Delaware’s Green Industry

In this lecture Tracy Wooten and Valann Budischak spoke about Delaware’s Green Industry.  Delaware in 2014 had $21,774,000 in horticultural product sales this includes numerous different nursery products such as Containerized which was 62.4% and B and B which concluded of 28.7% of the production. The plants are grown in a nursery and can either be a floriculture crop which is garden plants or nursery crops being trees and shrubs.  From here their sent to retailers and then eventually sold. Nursery crops bring in 8.0 billion and floriculture crops bring in 4.8 billion, each year more and more plants are being sold bringing in more money.  The Green industry is overseen throughout Delaware by landscapers and DelDOT who is the largest landholder in the state.   DelDOT provides management and maintenance for the land on the side of roadways such maintenance includes invasive plant removal and design to help boost appeal.

Delawares Green Industry

After listening to this lecture many students may have developed a green thumb. Mrs. Tracy Wootten and Mrs. Valann Budischak spoke to the class about Delawares green industry.

The Green Industry includes producers, retailers, landscapers, land managers, golf courses and suppliers. Its incredible that horticulture product sales in 2014 were $21,774,000, with Containerized being number one in nursery production at 62.4%. We learned their are two crop groups in the industry including floriculture crops which include bedding/garden plants, cultivated greens, cut flower and potted flowering plants. Nursery crops include broadleaf evergreens, shrubs, Christmas trees and fruit and nut plans.
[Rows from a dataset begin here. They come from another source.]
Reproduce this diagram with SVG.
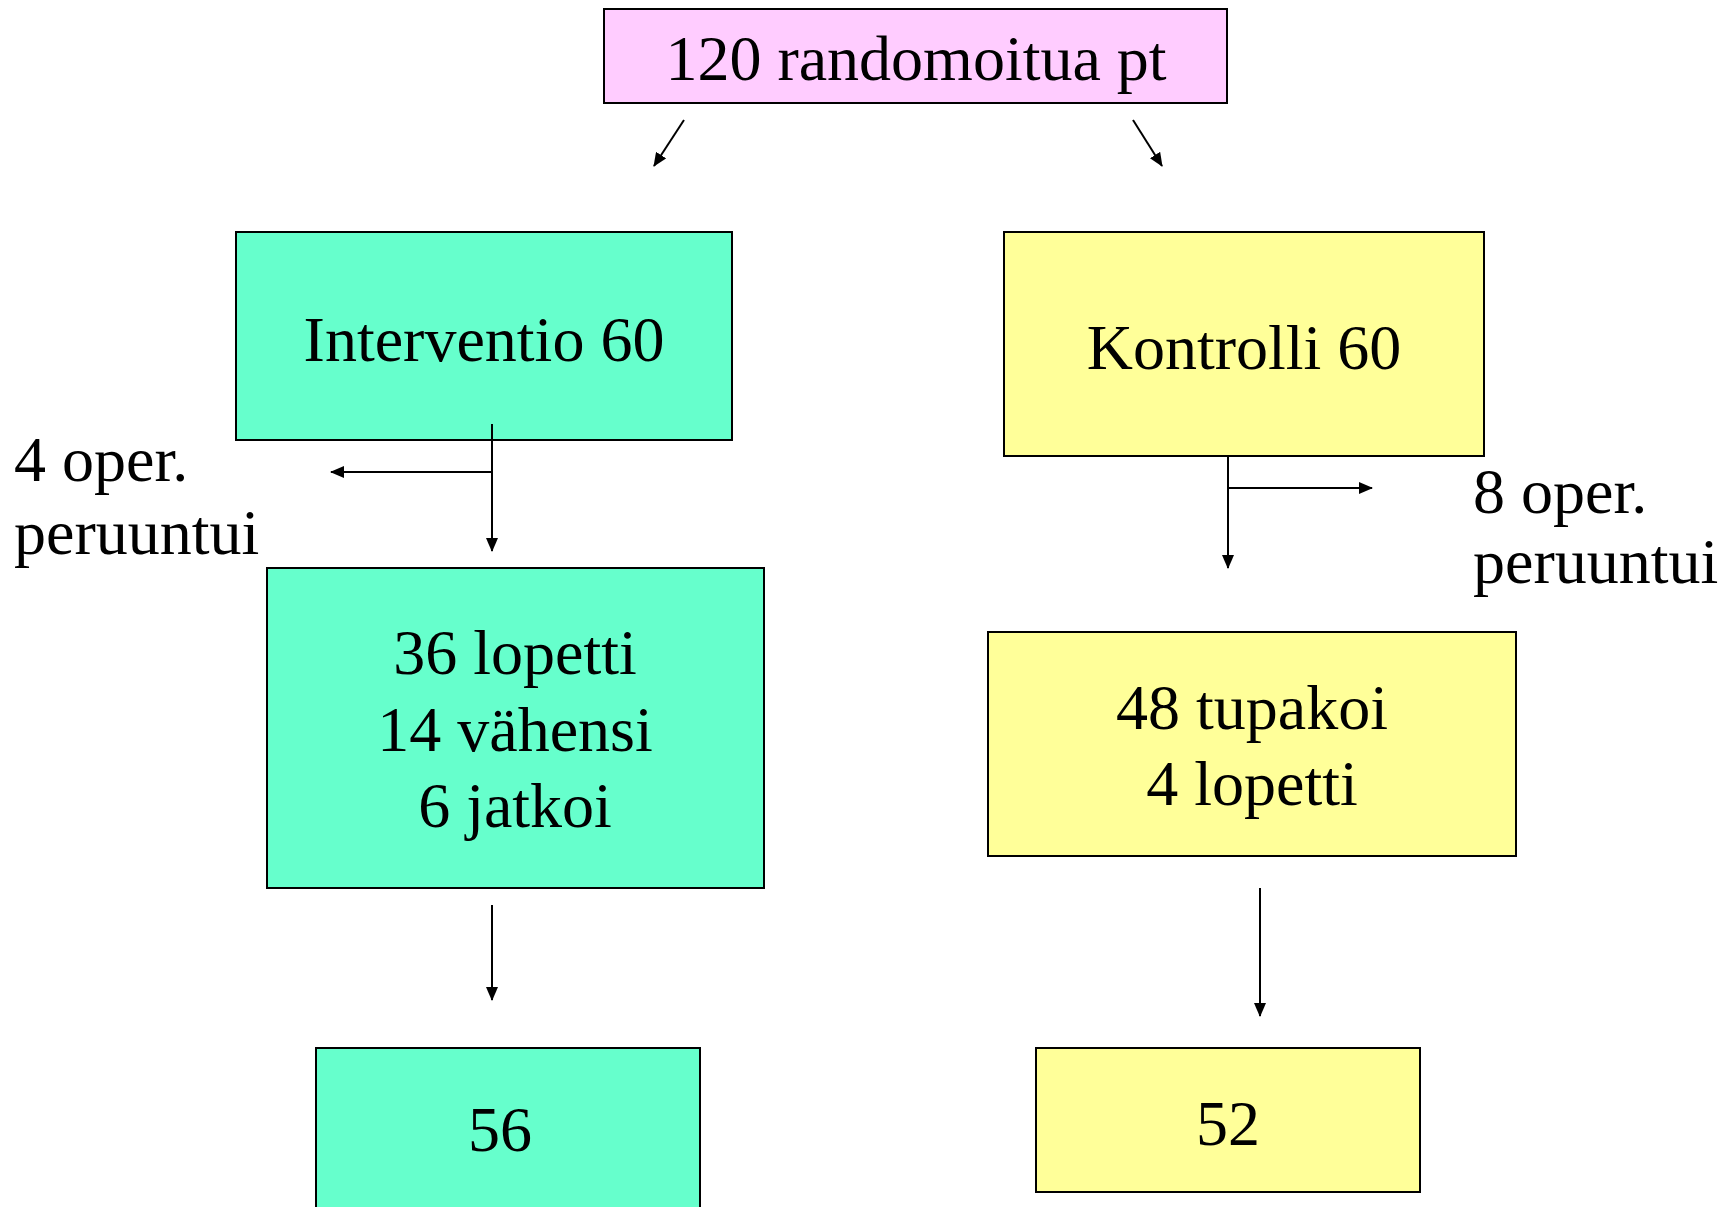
<svg xmlns="http://www.w3.org/2000/svg" width="1726" height="1207" viewBox="0 0 1726 1207">
<style>
.box{stroke:#000;stroke-width:2}
.g{fill:#66FFCC}
.y{fill:#FFFF99}
.p{fill:#FFCCFF}
text{font-family:"Liberation Serif","Times New Roman",serif;font-size:64px;fill:#000}
.c{text-anchor:middle}
.ln{stroke:#000;stroke-width:2;fill:none}
</style>
<defs>
<marker id="ah" markerUnits="userSpaceOnUse" markerWidth="14" markerHeight="12" refX="13" refY="6" orient="auto">
<path d="M0,0 L14,6 L0,12 Z" fill="#000"/>
</marker>
</defs>
<rect width="1726" height="1207" fill="#fff"/>
<g id="top">
<rect class="box p" x="604" y="9" width="623" height="94"/>
<text class="c" x="916" y="80">120 randomoitua pt</text>
</g>
<g id="interventio">
<rect class="box g" x="236" y="232" width="496" height="208"/>
<text class="c" x="484" y="361">Interventio 60</text>
</g>
<g id="kontrolli">
<rect class="box y" x="1004" y="232" width="480" height="224"/>
<text class="c" x="1244" y="369">Kontrolli 60</text>
</g>
<g id="label-left">
<text x="14" y="481">4 oper.</text>
<text x="14" y="554">peruuntui</text>
</g>
<g id="label-right">
<text x="1473" y="513">8 oper.</text>
<text x="1473" y="583">peruuntui</text>
</g>
<g id="int-result">
<rect class="box g" x="267" y="568" width="497" height="320"/>
<text class="c" x="515" y="674">36 lopetti</text>
<text class="c" x="515" y="751">14 vähensi</text>
<text class="c" x="515" y="827">6 jatkoi</text>
</g>
<g id="kon-result">
<rect class="box y" x="988" y="632" width="528" height="224"/>
<text class="c" x="1252" y="729">48 tupakoi</text>
<text class="c" x="1252" y="805">4 lopetti</text>
</g>
<g id="int-final">
<rect class="box g" x="316" y="1048" width="384" height="170"/>
<text class="c" x="500" y="1151">56</text>
</g>
<g id="kon-final">
<rect class="box y" x="1036" y="1048" width="384" height="144"/>
<text class="c" x="1228" y="1145">52</text>
</g>
<g id="connectors">
<line class="ln" x1="684" y1="120" x2="654" y2="166" marker-end="url(#ah)"/>
<line class="ln" x1="1133" y1="120" x2="1162" y2="166" marker-end="url(#ah)"/>
<line class="ln" x1="492" y1="424" x2="492" y2="551" marker-end="url(#ah)"/>
<line class="ln" x1="492" y1="472" x2="331" y2="472" marker-end="url(#ah)"/>
<line class="ln" x1="1228" y1="456" x2="1228" y2="568" marker-end="url(#ah)"/>
<line class="ln" x1="1228" y1="488" x2="1372" y2="488" marker-end="url(#ah)"/>
<line class="ln" x1="492" y1="905" x2="492" y2="1000" marker-end="url(#ah)"/>
<line class="ln" x1="1260" y1="888" x2="1260" y2="1016" marker-end="url(#ah)"/>
</g>
</svg>
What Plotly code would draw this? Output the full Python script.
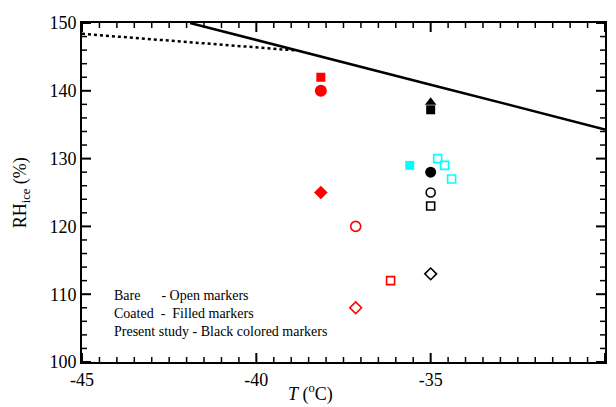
import plotly.graph_objects as go

# Lines
solid_T = [-41.9, -38.9, -35.0, -30.0]
solid_RH = [150.0, 146.0, 140.9, 134.3]
dash_T = [-45.0, -38.86]
dash_RH = [148.4, 145.95]

# Red series (literature)
red_filled_sq_T, red_filled_sq_RH = [-38.15], [142.0]
red_filled_ci_T, red_filled_ci_RH = [-38.15], [140.0]
red_filled_di_T, red_filled_di_RH = [-38.15], [125.0]
red_open_ci_T, red_open_ci_RH = [-37.15], [120.0]
red_open_sq_T, red_open_sq_RH = [-36.15], [112.0]
red_open_di_T, red_open_di_RH = [-37.15], [108.0]

# Cyan series
cyan_filled_sq_T, cyan_filled_sq_RH = [-35.6], [129.0]
cyan_open_sq_T, cyan_open_sq_RH = [-34.8, -34.6, -34.4], [130.0, 129.0, 127.0]

# Black series (present study)
blk_filled_tri_T, blk_filled_tri_RH = [-35.0], [138.3]
blk_filled_sq_T, blk_filled_sq_RH = [-35.0], [137.2]
blk_filled_ci_T, blk_filled_ci_RH = [-35.0], [128.0]
blk_open_ci_T, blk_open_ci_RH = [-35.0], [125.0]
blk_open_sq_T, blk_open_sq_RH = [-35.0], [123.0]
blk_open_di_T, blk_open_di_RH = [-35.0], [113.0]

x_tickvals = [-45, -40, -35, -30]
x_ticktext = ["-45", "-40", "-35", "-30"]
y_tickvals = [100, 110, 120, 130, 140, 150]
y_ticktext = ["100", "110", "120", "130", "140", "150"]
x_minor_step = 0.5
y_minor_step = 2

legend_lines = ["Bare &nbsp;&nbsp;&nbsp;&nbsp; - Open markers",
                "Coated &nbsp;- &nbsp;Filled markers",
                "Present study - Black colored markers"]

FONT = "Liberation Serif"
fig = go.Figure()

fig.add_trace(go.Scatter(x=solid_T, y=solid_RH, mode="lines",
                         line=dict(color="black", width=2.5)))
fig.add_trace(go.Scatter(x=dash_T, y=dash_RH, mode="lines",
                         line=dict(color="black", width=2.5, dash="dot")))

def pts(x, y, sym, color, size=10, open_=False):
    if open_:
        marker = dict(symbol=sym + "-open", color=color, size=size,
                      line=dict(color=color, width=1.6))
    else:
        marker = dict(symbol=sym, color=color, size=size,
                      line=dict(color=color, width=0))
    fig.add_trace(go.Scatter(x=x, y=y, mode="markers", marker=marker))

RED = "#ff0000"
CYAN = "#00ffff"
BLK = "#000000"
pts(red_filled_sq_T, red_filled_sq_RH, "square", RED, 9)
pts(red_filled_ci_T, red_filled_ci_RH, "circle", RED, 12)
pts(red_filled_di_T, red_filled_di_RH, "diamond", RED, 10.5)
pts(red_open_ci_T, red_open_ci_RH, "circle", RED, 10, True)
pts(red_open_sq_T, red_open_sq_RH, "square", RED, 8, True)
pts(red_open_di_T, red_open_di_RH, "diamond", RED, 9, True)
pts(cyan_filled_sq_T, cyan_filled_sq_RH, "square", CYAN, 9)
pts(cyan_open_sq_T, cyan_open_sq_RH, "square", CYAN, 8, True)
pts(blk_filled_tri_T, blk_filled_tri_RH, "triangle-up", BLK, 10)
pts(blk_filled_sq_T, blk_filled_sq_RH, "square", BLK, 9)
pts(blk_filled_ci_T, blk_filled_ci_RH, "circle", BLK, 11)
pts(blk_open_ci_T, blk_open_ci_RH, "circle", BLK, 9, True)
pts(blk_open_sq_T, blk_open_sq_RH, "square", BLK, 8, True)
pts(blk_open_di_T, blk_open_di_RH, "diamond", BLK, 9, True)

fig.add_annotation(text="<br>".join(legend_lines), x=-44.15, y=111.2, xref="x", yref="y",
                   xanchor="left", yanchor="top", align="left", showarrow=False,
                   font=dict(family=FONT, size=14, color="black"))

fig.add_annotation(text="<i>T</i> (<sup>o</sup>C)", x=-38.45, y=-0.05, xref="x", yref="paper",
                   xanchor="center", yanchor="top", showarrow=False,
                   font=dict(family=FONT, size=18, color="black"))
fig.add_annotation(text="RH<sub>ice</sub> (%)", x=-0.115, y=0.5, xref="paper", yref="paper",
                   xanchor="center", yanchor="middle", textangle=-90, showarrow=False,
                   font=dict(family=FONT, size=18, color="black"))

# tick marks on all four sides (drawn as axis-anchored pixel-sized shapes)
def x_ticks(vals, length, width):
    for v in vals:
        for anchor, sign in ((0, 1), (1, -1)):
            fig.add_shape(type="line", xref="x", yref="paper", x0=v, x1=v,
                          ysizemode="pixel", yanchor=anchor, y0=0, y1=sign * length,
                          line=dict(color="black", width=width))

def y_ticks(vals, length, width):
    for v in vals:
        for anchor, sign in ((0, 1), (1, -1)):
            fig.add_shape(type="line", xref="paper", yref="y", y0=v, y1=v,
                          xsizemode="pixel", xanchor=anchor, x0=0, x1=sign * length,
                          line=dict(color="black", width=width))

x_lo, x_hi = x_tickvals[0], x_tickvals[-1]
y_lo, y_hi = y_tickvals[0], y_tickvals[-1]
x_minor = [x_lo + i * x_minor_step for i in range(int(round((x_hi - x_lo) / x_minor_step)) + 1)]
y_minor = [y_lo + i * y_minor_step for i in range(int(round((y_hi - y_lo) / y_minor_step)) + 1)]
x_ticks([v for v in x_minor if v not in x_tickvals], 5, 1.5)
x_ticks(x_tickvals, 9, 2)
y_ticks([v for v in y_minor if v not in y_tickvals], 5, 1.5)
y_ticks(y_tickvals, 9, 2)

axis = dict(showline=True, linewidth=2, linecolor="black", mirror=True,
            showgrid=False, zeroline=False, ticks="",
            tickfont=dict(family=FONT, size=18, color="black"))

fig.update_layout(
    width=616, height=407, showlegend=False,
    margin=dict(l=82, r=9, t=23, b=45),
    plot_bgcolor="white", paper_bgcolor="white",
    xaxis=dict(range=[-45, -30], tickmode="array", tickvals=x_tickvals, ticktext=x_ticktext, **axis),
    yaxis=dict(range=[100, 150], tickmode="array", tickvals=y_tickvals, ticktext=y_ticktext, **axis),
)

fig.write_html("out.html")
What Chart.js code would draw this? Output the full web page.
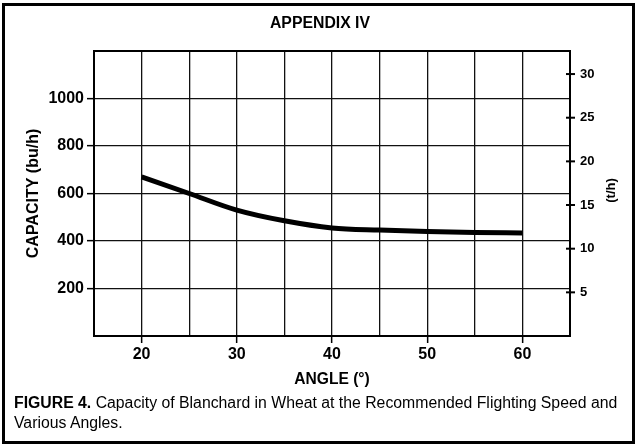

Delaware Nursery & Landscape Association was a nonprofit organization we learned about that works to advance the common interests of its members and to promote the use and enhance the quality of the products and skills of the green industry.

I found this lecture to be very interesting because it shows how many jobs are tied to the green industry.

Delaware’s Green Industry

On Monday Tracy Wootten and Valann Budischak gave a guest lecture on Delaware’s green industry. They had an abundance of knowledge  on the industry and were very passionate about it. In 2014 the horticultural product sales were $21,774,000. The green industry encompasses producers, retailers, landscapers, golf courses, suppliers, equipment, etc. We learned about the species native to Delaware and how through modifying species, non-native crops can be grown here as well. It was very interesting to learn how specialized most landscapers are because of how many services fall under landscaping. They also taught us more about the Master Gardener Club, which is a group of people, mainly retired, who are interested in gardening and receive free training from the university, to go help people who have questions about their gardens. It was amazing to see how big the green industry is in Delaware.